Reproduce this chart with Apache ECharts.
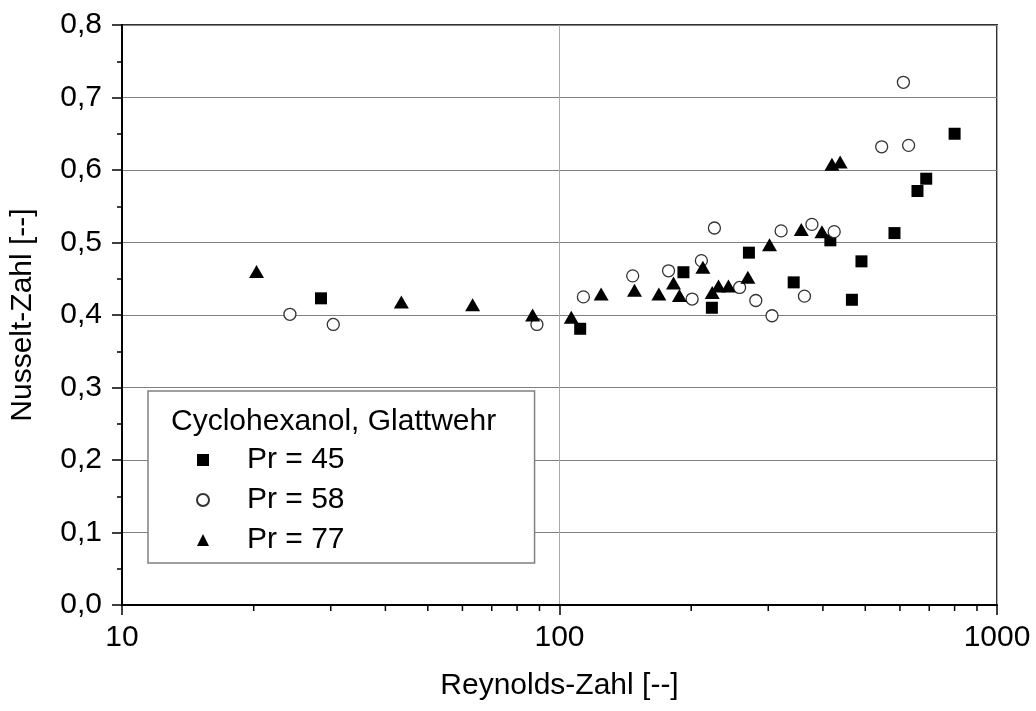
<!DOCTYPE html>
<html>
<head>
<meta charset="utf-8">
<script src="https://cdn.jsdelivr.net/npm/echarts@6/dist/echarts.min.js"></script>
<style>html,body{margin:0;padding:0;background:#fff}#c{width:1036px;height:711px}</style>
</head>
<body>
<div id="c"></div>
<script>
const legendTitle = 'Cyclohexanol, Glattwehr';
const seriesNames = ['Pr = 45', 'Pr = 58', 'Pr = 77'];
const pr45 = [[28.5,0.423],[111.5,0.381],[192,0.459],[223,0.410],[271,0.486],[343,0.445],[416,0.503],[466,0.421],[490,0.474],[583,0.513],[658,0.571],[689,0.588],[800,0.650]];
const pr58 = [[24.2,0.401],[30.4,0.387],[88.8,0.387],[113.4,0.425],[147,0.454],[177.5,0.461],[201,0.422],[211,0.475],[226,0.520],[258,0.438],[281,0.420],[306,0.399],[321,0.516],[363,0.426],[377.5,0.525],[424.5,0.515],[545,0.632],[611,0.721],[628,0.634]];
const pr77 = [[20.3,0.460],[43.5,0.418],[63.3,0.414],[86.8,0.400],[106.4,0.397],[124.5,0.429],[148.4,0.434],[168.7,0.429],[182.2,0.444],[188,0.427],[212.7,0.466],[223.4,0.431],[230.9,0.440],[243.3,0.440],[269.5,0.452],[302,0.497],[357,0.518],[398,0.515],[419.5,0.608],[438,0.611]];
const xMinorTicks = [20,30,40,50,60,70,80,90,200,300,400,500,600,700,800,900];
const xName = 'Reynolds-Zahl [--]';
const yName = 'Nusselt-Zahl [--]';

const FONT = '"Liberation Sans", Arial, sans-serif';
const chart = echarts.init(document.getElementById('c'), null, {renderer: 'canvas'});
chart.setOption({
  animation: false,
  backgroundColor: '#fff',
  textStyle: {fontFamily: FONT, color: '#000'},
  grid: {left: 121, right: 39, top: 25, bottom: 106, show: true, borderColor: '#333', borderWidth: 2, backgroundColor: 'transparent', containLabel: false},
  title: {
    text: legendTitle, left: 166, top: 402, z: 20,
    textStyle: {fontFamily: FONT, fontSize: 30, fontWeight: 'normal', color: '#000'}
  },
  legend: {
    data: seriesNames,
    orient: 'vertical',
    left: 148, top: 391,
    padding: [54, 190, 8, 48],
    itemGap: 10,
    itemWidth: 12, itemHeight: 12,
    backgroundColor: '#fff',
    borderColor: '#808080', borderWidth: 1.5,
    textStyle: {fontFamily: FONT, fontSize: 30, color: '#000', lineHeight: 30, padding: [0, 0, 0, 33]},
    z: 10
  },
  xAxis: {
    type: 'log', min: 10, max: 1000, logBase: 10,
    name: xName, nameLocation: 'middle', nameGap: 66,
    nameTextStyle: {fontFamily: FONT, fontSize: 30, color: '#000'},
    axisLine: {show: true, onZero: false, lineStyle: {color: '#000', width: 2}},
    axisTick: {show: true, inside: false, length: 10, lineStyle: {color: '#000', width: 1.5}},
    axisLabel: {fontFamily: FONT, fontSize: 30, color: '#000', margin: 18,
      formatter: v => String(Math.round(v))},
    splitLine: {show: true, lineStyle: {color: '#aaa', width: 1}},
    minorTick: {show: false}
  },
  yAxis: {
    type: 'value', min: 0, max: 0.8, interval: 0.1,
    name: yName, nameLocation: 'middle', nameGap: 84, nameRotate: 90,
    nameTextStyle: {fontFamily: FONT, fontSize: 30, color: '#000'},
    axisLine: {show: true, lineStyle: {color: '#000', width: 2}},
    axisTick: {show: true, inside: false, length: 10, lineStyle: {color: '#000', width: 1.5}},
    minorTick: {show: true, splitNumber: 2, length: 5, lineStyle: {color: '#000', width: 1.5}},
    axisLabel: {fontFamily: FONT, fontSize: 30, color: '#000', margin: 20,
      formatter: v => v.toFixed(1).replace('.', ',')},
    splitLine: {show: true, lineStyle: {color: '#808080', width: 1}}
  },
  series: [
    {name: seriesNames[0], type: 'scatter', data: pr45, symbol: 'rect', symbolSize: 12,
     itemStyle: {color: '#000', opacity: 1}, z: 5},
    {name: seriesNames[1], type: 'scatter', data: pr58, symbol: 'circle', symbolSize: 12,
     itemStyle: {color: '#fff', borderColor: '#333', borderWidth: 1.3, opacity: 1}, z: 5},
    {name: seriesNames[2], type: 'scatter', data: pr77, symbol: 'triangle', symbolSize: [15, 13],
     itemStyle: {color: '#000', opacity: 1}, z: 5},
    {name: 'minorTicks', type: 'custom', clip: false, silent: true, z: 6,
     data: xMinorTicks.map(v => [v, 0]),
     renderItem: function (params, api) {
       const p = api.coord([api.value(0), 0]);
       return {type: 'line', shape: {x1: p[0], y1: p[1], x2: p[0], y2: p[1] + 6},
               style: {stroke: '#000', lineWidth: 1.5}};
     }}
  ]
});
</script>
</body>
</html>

## What to produce:
Transcribe the full listing above exactly, with the images removed.

## Written solution:
Reproduce this chart with Apache ECharts.
<!DOCTYPE html>
<html>
<head>
<meta charset="utf-8">
<script src="https://cdn.jsdelivr.net/npm/echarts@6/dist/echarts.min.js"></script>
<style>html,body{margin:0;padding:0;background:#fff}#c{width:1036px;height:711px}</style>
</head>
<body>
<div id="c"></div>
<script>
const legendTitle = 'Cyclohexanol, Glattwehr';
const seriesNames = ['Pr = 45', 'Pr = 58', 'Pr = 77'];
const pr45 = [[28.5,0.423],[111.5,0.381],[192,0.459],[223,0.410],[271,0.486],[343,0.445],[416,0.503],[466,0.421],[490,0.474],[583,0.513],[658,0.571],[689,0.588],[800,0.650]];
const pr58 = [[24.2,0.401],[30.4,0.387],[88.8,0.387],[113.4,0.425],[147,0.454],[177.5,0.461],[201,0.422],[211,0.475],[226,0.520],[258,0.438],[281,0.420],[306,0.399],[321,0.516],[363,0.426],[377.5,0.525],[424.5,0.515],[545,0.632],[611,0.721],[628,0.634]];
const pr77 = [[20.3,0.460],[43.5,0.418],[63.3,0.414],[86.8,0.400],[106.4,0.397],[124.5,0.429],[148.4,0.434],[168.7,0.429],[182.2,0.444],[188,0.427],[212.7,0.466],[223.4,0.431],[230.9,0.440],[243.3,0.440],[269.5,0.452],[302,0.497],[357,0.518],[398,0.515],[419.5,0.608],[438,0.611]];
const xMinorTicks = [20,30,40,50,60,70,80,90,200,300,400,500,600,700,800,900];
const xName = 'Reynolds-Zahl [--]';
const yName = 'Nusselt-Zahl [--]';

const FONT = '"Liberation Sans", Arial, sans-serif';
const chart = echarts.init(document.getElementById('c'), null, {renderer: 'canvas'});
chart.setOption({
  animation: false,
  backgroundColor: '#fff',
  textStyle: {fontFamily: FONT, color: '#000'},
  grid: {left: 121, right: 39, top: 25, bottom: 106, show: true, borderColor: '#333', borderWidth: 2, backgroundColor: 'transparent', containLabel: false},
  title: {
    text: legendTitle, left: 166, top: 402, z: 20,
    textStyle: {fontFamily: FONT, fontSize: 30, fontWeight: 'normal', color: '#000'}
  },
  legend: {
    data: seriesNames,
    orient: 'vertical',
    left: 148, top: 391,
    padding: [54, 190, 8, 48],
    itemGap: 10,
    itemWidth: 12, itemHeight: 12,
    backgroundColor: '#fff',
    borderColor: '#808080', borderWidth: 1.5,
    textStyle: {fontFamily: FONT, fontSize: 30, color: '#000', lineHeight: 30, padding: [0, 0, 0, 33]},
    z: 10
  },
  xAxis: {
    type: 'log', min: 10, max: 1000, logBase: 10,
    name: xName, nameLocation: 'middle', nameGap: 66,
    nameTextStyle: {fontFamily: FONT, fontSize: 30, color: '#000'},
    axisLine: {show: true, onZero: false, lineStyle: {color: '#000', width: 2}},
    axisTick: {show: true, inside: false, length: 10, lineStyle: {color: '#000', width: 1.5}},
    axisLabel: {fontFamily: FONT, fontSize: 30, color: '#000', margin: 18,
      formatter: v => String(Math.round(v))},
    splitLine: {show: true, lineStyle: {color: '#aaa', width: 1}},
    minorTick: {show: false}
  },
  yAxis: {
    type: 'value', min: 0, max: 0.8, interval: 0.1,
    name: yName, nameLocation: 'middle', nameGap: 84, nameRotate: 90,
    nameTextStyle: {fontFamily: FONT, fontSize: 30, color: '#000'},
    axisLine: {show: true, lineStyle: {color: '#000', width: 2}},
    axisTick: {show: true, inside: false, length: 10, lineStyle: {color: '#000', width: 1.5}},
    minorTick: {show: true, splitNumber: 2, length: 5, lineStyle: {color: '#000', width: 1.5}},
    axisLabel: {fontFamily: FONT, fontSize: 30, color: '#000', margin: 20,
      formatter: v => v.toFixed(1).replace('.', ',')},
    splitLine: {show: true, lineStyle: {color: '#808080', width: 1}}
  },
  series: [
    {name: seriesNames[0], type: 'scatter', data: pr45, symbol: 'rect', symbolSize: 12,
     itemStyle: {color: '#000', opacity: 1}, z: 5},
    {name: seriesNames[1], type: 'scatter', data: pr58, symbol: 'circle', symbolSize: 12,
     itemStyle: {color: '#fff', borderColor: '#333', borderWidth: 1.3, opacity: 1}, z: 5},
    {name: seriesNames[2], type: 'scatter', data: pr77, symbol: 'triangle', symbolSize: [15, 13],
     itemStyle: {color: '#000', opacity: 1}, z: 5},
    {name: 'minorTicks', type: 'custom', clip: false, silent: true, z: 6,
     data: xMinorTicks.map(v => [v, 0]),
     renderItem: function (params, api) {
       const p = api.coord([api.value(0), 0]);
       return {type: 'line', shape: {x1: p[0], y1: p[1], x2: p[0], y2: p[1] + 6},
               style: {stroke: '#000', lineWidth: 1.5}};
     }}
  ]
});
</script>
</body>
</html>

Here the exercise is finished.